The limitation of the present work lies in the fact that the size of both synthetic speech databases evaluated was relatively small and more sentences must be tested to evaluate the real performance of the proposed automatic system. The second problem is the practical impossibility of direct comparison of our final results with the other subjective evaluation approaches due to incompatible expression of results (in the case of the MUSHRA test) or absence of percentage values (for comparison with the listening test in the form of a confusion matrix). The output of our automatic evaluation system in the form of FEO decisions representing symbolical distances in the 2D P-A space between originals (from a speaker) with the added aspect of subjective emotional meaning by the location in four emotional quadrants. Next, the parameters Dso1–2,2–3 determining differences between the first and the second rank and the second and the third rank in the order are expressed in percentage but, due to the application of emotion quadrant weights, they can reach up to 200%.

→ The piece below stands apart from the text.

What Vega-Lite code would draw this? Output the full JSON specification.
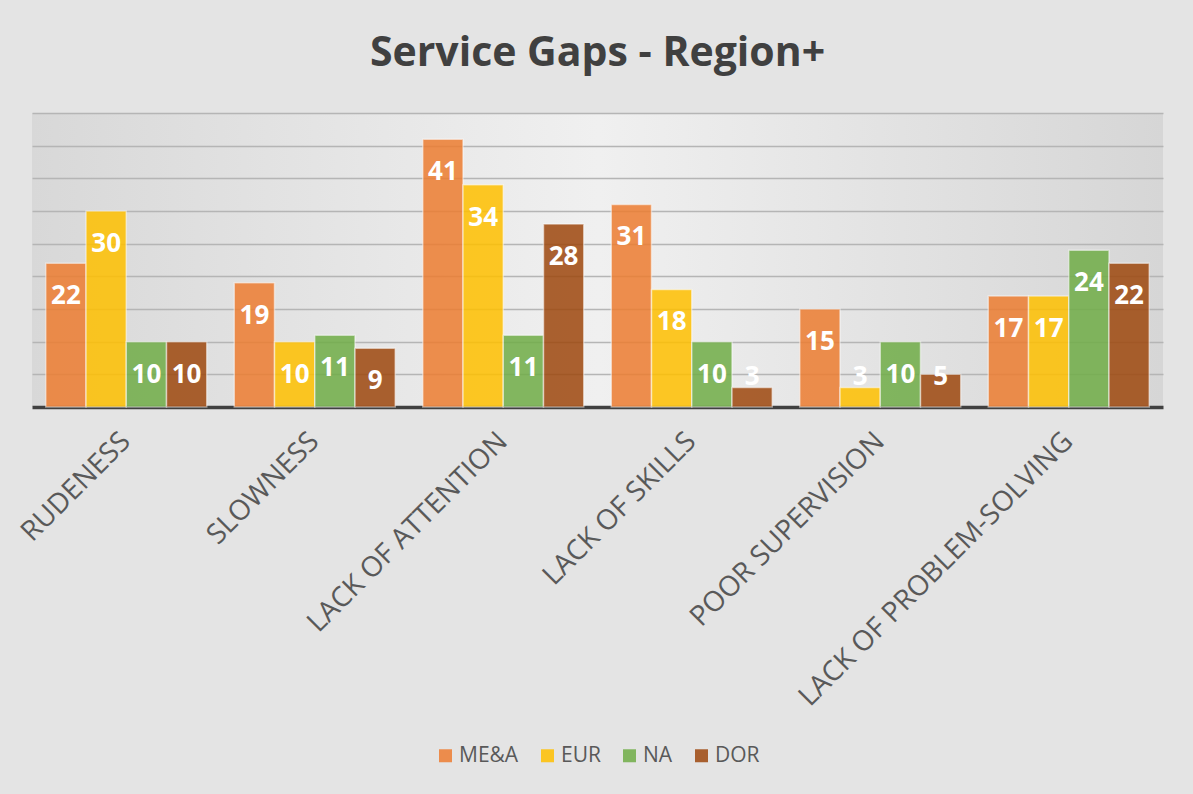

From the practical point of view, it would be useful to provide an evaluation of the overall computational complexity of the method used in our evaluation process, together with its real-time capabilities, as well as the performance testing of the whole automatic evaluation system. The current realization in the Matlab environment is not very suitable for the building of the application running under Windows or others platforms. If the critical points were found, the whole evaluation algorithm would be implemented in one of the higher programming languages such as C++, C#, Java, etc.
Considering the limitation of the current work and its potential for practical use by other researchers we plan to build larger speech corpora and perform next evaluation experiments with the aim to find any fusion method how to enable comparison with the results obtained from the evaluation of the listening test. The Czech TTS system tested is also able to produce synthetic speech in the Slovak language (similar to Czech) [
16,
31]; therefore, we also suppose the application of Slovak in this proposed automatic evaluation system. Finally, we will attempt to collect speech databases directly in the Czech (Slovak) languages with sentences labeled on the P-A scale for the subsequent creation of GMM models used in the continuous P-A classification.